## SET TASK
Every line from the one holding "Write the TikZ code for this diagram." through the one holding "(subend) at (636,223)" should be returned exactly, both included; the pictures should not.

[begin EXCERPTED RECORDS]

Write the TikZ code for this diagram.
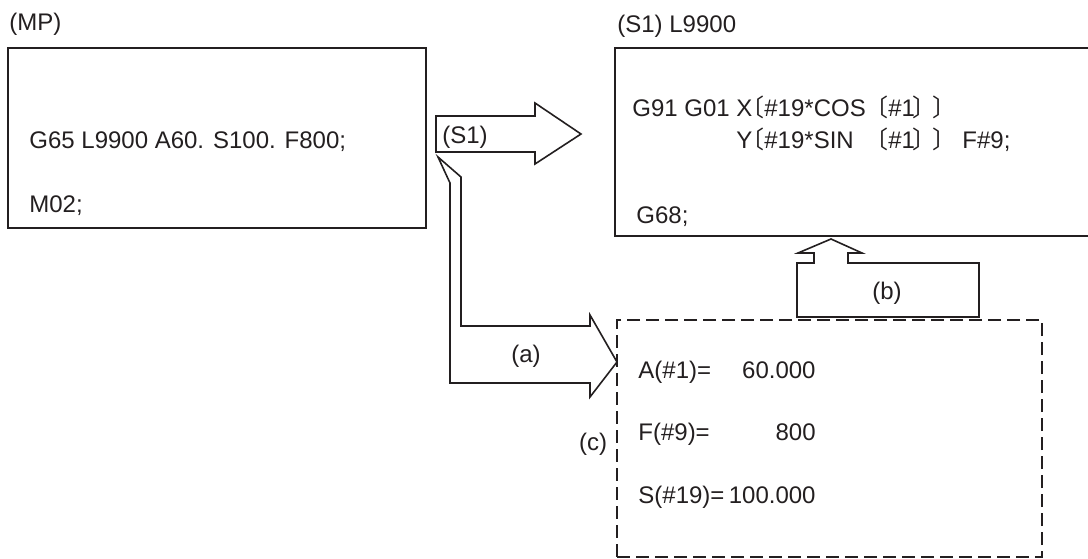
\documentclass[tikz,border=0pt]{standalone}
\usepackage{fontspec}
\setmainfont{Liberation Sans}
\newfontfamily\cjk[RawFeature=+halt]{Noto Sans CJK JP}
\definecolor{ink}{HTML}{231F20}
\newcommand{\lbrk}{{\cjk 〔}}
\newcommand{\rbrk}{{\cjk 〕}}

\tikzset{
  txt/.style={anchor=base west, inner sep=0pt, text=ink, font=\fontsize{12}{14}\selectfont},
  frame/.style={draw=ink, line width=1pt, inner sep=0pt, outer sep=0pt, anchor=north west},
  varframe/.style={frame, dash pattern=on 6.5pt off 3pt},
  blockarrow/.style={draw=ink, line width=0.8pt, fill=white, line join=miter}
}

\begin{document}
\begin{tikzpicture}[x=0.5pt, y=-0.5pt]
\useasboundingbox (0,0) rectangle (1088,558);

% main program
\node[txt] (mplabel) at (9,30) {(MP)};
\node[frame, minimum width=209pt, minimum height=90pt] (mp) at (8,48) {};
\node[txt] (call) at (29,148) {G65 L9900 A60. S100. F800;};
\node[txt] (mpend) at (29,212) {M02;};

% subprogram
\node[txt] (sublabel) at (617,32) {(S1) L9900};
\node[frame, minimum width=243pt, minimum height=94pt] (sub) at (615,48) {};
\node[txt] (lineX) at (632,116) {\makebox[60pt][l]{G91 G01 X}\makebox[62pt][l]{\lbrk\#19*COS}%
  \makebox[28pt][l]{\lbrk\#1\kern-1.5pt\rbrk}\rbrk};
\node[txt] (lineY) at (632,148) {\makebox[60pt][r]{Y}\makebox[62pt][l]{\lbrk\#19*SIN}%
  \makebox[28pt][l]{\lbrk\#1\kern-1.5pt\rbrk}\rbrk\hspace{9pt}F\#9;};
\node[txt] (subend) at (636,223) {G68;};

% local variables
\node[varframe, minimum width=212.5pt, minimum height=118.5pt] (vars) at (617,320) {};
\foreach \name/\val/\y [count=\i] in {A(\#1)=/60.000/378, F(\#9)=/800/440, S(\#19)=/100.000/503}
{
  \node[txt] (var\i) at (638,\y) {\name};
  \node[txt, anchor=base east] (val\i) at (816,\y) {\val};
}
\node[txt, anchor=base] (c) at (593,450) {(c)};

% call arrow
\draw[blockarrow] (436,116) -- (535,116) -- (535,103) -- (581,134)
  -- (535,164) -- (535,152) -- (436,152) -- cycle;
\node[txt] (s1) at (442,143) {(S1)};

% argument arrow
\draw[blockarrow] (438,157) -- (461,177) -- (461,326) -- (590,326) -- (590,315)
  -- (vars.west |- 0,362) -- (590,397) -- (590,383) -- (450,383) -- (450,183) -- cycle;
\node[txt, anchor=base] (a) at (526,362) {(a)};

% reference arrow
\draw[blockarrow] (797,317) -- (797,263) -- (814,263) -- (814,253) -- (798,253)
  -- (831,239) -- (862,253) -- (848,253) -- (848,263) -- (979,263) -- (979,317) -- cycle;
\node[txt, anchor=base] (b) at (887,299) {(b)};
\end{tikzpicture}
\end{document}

[end EXCERPTED RECORDS]
[begin EXCERPTED RECORDS]

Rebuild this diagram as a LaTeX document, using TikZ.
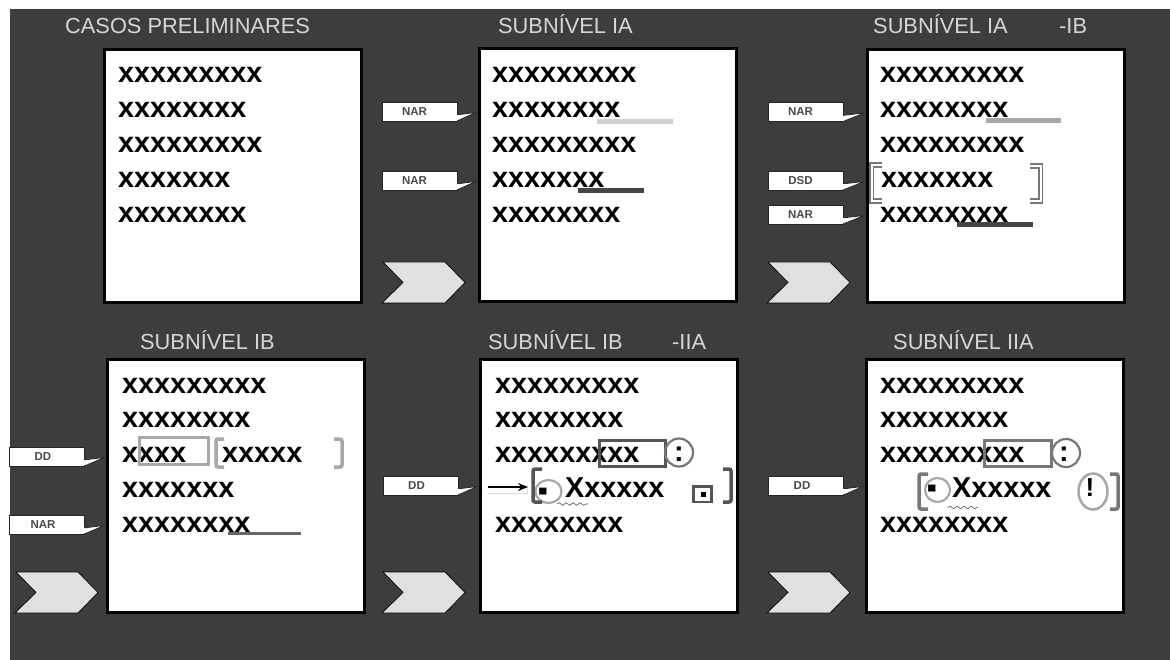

[end EXCERPTED RECORDS]
[begin EXCERPTED RECORDS]

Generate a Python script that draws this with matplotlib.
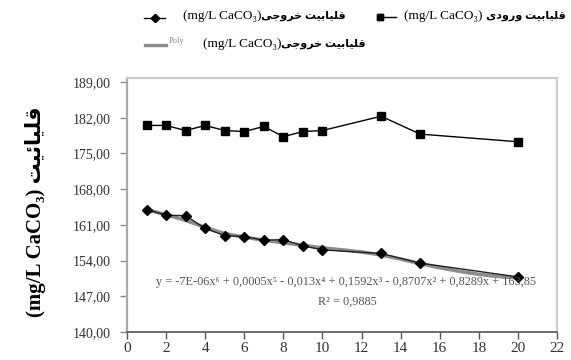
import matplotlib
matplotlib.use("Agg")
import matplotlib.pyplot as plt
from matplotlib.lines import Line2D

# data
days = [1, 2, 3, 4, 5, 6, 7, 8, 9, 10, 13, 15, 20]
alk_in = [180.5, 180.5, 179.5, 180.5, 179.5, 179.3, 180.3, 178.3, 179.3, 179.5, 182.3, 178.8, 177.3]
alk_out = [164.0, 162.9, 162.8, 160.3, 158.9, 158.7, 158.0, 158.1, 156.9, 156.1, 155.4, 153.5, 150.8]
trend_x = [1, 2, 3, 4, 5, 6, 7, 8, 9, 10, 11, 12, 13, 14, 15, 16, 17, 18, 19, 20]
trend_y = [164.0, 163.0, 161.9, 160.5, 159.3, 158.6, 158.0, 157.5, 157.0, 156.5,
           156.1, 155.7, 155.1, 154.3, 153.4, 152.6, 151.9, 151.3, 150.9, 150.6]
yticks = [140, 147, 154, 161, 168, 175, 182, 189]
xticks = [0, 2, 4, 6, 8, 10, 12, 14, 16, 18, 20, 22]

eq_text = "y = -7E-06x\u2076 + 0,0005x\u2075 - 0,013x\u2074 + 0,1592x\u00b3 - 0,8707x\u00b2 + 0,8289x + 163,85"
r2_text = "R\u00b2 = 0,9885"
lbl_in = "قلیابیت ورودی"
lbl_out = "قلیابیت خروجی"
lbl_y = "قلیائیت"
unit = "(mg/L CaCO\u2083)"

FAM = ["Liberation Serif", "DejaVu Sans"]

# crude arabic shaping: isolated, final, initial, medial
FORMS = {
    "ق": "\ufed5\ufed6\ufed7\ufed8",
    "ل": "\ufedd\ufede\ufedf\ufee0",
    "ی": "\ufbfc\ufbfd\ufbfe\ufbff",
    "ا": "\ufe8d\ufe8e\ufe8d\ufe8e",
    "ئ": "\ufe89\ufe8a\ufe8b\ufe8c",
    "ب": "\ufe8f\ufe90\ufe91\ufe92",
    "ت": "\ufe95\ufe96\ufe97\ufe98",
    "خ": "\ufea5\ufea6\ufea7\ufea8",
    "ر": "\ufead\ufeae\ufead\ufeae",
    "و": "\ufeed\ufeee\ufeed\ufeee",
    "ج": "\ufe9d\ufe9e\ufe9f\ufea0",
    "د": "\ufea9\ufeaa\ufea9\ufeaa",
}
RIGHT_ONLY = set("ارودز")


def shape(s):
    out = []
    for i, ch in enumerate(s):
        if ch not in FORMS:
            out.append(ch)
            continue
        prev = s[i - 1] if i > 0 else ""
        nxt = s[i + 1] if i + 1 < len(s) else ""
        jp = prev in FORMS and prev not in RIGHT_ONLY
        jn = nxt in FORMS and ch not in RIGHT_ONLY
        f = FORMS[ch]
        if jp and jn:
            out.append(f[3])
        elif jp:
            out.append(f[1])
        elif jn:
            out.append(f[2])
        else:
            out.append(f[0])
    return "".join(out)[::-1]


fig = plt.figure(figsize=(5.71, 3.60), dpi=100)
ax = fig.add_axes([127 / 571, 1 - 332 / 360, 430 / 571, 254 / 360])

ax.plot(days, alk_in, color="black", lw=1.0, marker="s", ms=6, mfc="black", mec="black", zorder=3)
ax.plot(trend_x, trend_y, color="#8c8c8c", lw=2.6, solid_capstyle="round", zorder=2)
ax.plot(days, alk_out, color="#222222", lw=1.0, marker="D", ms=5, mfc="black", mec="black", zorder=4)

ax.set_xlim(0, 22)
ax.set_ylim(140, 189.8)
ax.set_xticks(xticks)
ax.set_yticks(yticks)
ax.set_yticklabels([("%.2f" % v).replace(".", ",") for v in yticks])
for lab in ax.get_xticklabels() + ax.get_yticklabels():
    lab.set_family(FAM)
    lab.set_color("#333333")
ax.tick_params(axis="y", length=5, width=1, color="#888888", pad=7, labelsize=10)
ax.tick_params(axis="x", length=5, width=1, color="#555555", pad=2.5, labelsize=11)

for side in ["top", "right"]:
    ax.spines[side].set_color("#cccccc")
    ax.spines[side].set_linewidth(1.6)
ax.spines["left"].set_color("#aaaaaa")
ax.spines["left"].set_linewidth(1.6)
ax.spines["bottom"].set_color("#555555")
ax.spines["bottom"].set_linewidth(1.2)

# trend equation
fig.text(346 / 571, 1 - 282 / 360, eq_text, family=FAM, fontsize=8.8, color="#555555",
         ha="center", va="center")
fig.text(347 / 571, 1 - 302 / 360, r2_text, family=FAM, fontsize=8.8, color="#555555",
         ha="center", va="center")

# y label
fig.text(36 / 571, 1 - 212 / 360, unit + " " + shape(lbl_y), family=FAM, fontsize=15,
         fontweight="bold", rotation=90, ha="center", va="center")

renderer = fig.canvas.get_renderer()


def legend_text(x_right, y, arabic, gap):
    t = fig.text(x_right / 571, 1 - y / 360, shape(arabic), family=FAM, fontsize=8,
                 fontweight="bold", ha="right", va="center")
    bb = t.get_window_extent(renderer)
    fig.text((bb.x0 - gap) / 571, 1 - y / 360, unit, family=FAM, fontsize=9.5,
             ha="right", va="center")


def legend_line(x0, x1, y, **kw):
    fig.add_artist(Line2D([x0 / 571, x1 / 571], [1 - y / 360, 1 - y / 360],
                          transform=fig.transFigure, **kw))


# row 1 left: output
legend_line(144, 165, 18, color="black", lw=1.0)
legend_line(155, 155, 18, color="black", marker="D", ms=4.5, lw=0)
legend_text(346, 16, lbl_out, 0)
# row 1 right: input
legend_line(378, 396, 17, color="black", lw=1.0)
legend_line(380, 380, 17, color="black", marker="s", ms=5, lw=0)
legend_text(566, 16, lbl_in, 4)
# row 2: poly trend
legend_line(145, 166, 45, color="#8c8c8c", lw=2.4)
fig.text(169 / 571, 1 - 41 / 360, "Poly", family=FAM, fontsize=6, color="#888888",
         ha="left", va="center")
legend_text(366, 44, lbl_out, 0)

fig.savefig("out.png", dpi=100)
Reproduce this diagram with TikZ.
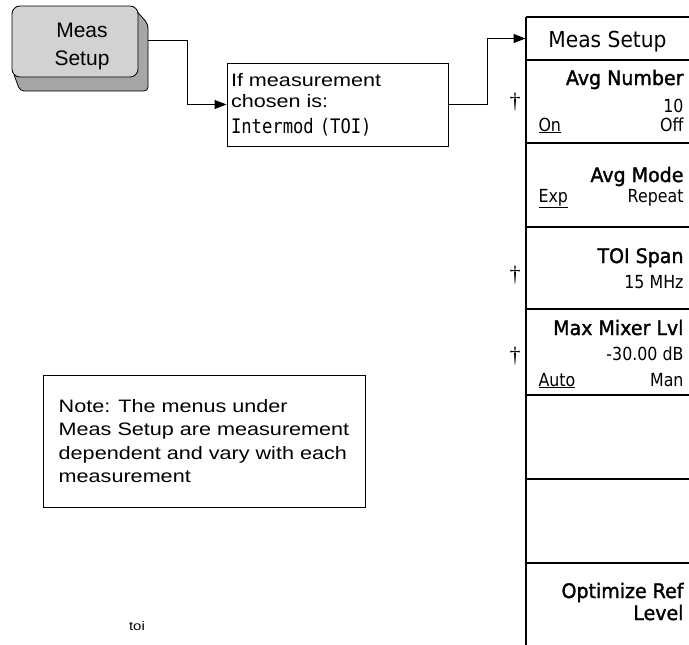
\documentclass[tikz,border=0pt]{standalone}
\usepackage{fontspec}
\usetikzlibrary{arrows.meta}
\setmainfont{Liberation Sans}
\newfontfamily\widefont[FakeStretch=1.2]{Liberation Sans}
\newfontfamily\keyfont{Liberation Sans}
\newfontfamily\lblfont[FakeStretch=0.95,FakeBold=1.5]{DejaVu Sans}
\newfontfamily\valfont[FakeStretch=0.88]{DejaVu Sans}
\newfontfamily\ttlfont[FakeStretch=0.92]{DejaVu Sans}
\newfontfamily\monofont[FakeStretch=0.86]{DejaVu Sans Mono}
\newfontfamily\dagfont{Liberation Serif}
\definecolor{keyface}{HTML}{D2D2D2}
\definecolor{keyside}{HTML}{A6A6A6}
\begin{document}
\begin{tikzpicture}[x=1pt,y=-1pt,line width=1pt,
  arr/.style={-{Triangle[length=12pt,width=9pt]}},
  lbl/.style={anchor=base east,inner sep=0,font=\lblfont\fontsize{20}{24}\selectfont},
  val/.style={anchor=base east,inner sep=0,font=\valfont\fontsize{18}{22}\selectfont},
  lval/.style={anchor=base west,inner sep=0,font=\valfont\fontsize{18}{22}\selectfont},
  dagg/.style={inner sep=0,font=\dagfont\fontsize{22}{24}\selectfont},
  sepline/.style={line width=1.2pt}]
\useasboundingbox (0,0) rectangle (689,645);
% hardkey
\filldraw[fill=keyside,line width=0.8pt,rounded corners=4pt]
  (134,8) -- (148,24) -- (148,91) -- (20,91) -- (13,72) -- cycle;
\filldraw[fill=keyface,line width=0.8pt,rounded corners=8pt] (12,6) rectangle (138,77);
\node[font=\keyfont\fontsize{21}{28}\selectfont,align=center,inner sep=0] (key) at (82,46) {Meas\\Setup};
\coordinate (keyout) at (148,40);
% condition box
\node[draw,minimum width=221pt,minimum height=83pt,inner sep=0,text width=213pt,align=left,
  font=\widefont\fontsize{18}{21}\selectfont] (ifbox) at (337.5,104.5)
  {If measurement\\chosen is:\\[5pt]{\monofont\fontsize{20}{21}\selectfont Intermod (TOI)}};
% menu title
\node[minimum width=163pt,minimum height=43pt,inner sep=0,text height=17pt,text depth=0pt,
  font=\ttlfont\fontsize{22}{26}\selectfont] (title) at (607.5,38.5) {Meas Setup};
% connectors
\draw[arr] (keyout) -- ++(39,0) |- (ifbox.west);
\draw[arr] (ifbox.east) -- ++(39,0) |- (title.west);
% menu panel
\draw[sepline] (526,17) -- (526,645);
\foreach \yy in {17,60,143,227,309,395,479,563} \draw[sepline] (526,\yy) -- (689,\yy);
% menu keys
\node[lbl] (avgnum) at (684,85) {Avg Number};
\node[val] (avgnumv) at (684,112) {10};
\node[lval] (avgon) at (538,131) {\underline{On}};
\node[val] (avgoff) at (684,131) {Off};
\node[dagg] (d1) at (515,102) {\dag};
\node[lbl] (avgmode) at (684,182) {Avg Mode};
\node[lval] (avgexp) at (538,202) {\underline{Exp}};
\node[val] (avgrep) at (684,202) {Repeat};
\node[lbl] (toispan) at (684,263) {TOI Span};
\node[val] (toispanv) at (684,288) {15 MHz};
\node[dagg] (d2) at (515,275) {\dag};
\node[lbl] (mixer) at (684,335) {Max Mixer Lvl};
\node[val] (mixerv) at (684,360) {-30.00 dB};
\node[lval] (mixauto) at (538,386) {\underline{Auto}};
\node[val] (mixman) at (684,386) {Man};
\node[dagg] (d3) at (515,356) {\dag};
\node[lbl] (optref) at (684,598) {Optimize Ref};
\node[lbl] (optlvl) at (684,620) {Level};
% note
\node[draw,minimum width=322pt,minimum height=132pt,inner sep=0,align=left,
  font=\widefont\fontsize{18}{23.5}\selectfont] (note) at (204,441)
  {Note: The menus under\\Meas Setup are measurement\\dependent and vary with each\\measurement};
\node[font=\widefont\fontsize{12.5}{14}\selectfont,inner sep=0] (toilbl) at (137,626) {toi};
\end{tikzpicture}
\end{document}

[end EXCERPTED RECORDS]

## ANSWER TO THE EXERCISE
Write the TikZ code for this diagram.
\documentclass[tikz,border=0pt]{standalone}
\usepackage{fontspec}
\setmainfont{Liberation Sans}
\newfontfamily\cjk[RawFeature=+halt]{Noto Sans CJK JP}
\definecolor{ink}{HTML}{231F20}
\newcommand{\lbrk}{{\cjk 〔}}
\newcommand{\rbrk}{{\cjk 〕}}

\tikzset{
  txt/.style={anchor=base west, inner sep=0pt, text=ink, font=\fontsize{12}{14}\selectfont},
  frame/.style={draw=ink, line width=1pt, inner sep=0pt, outer sep=0pt, anchor=north west},
  varframe/.style={frame, dash pattern=on 6.5pt off 3pt},
  blockarrow/.style={draw=ink, line width=0.8pt, fill=white, line join=miter}
}

\begin{document}
\begin{tikzpicture}[x=0.5pt, y=-0.5pt]
\useasboundingbox (0,0) rectangle (1088,558);

% main program
\node[txt] (mplabel) at (9,30) {(MP)};
\node[frame, minimum width=209pt, minimum height=90pt] (mp) at (8,48) {};
\node[txt] (call) at (29,148) {G65 L9900 A60. S100. F800;};
\node[txt] (mpend) at (29,212) {M02;};

% subprogram
\node[txt] (sublabel) at (617,32) {(S1) L9900};
\node[frame, minimum width=243pt, minimum height=94pt] (sub) at (615,48) {};
\node[txt] (lineX) at (632,116) {\makebox[60pt][l]{G91 G01 X}\makebox[62pt][l]{\lbrk\#19*COS}%
  \makebox[28pt][l]{\lbrk\#1\kern-1.5pt\rbrk}\rbrk};
\node[txt] (lineY) at (632,148) {\makebox[60pt][r]{Y}\makebox[62pt][l]{\lbrk\#19*SIN}%
  \makebox[28pt][l]{\lbrk\#1\kern-1.5pt\rbrk}\rbrk\hspace{9pt}F\#9;};
\node[txt] (subend) at (636,223) {G68;};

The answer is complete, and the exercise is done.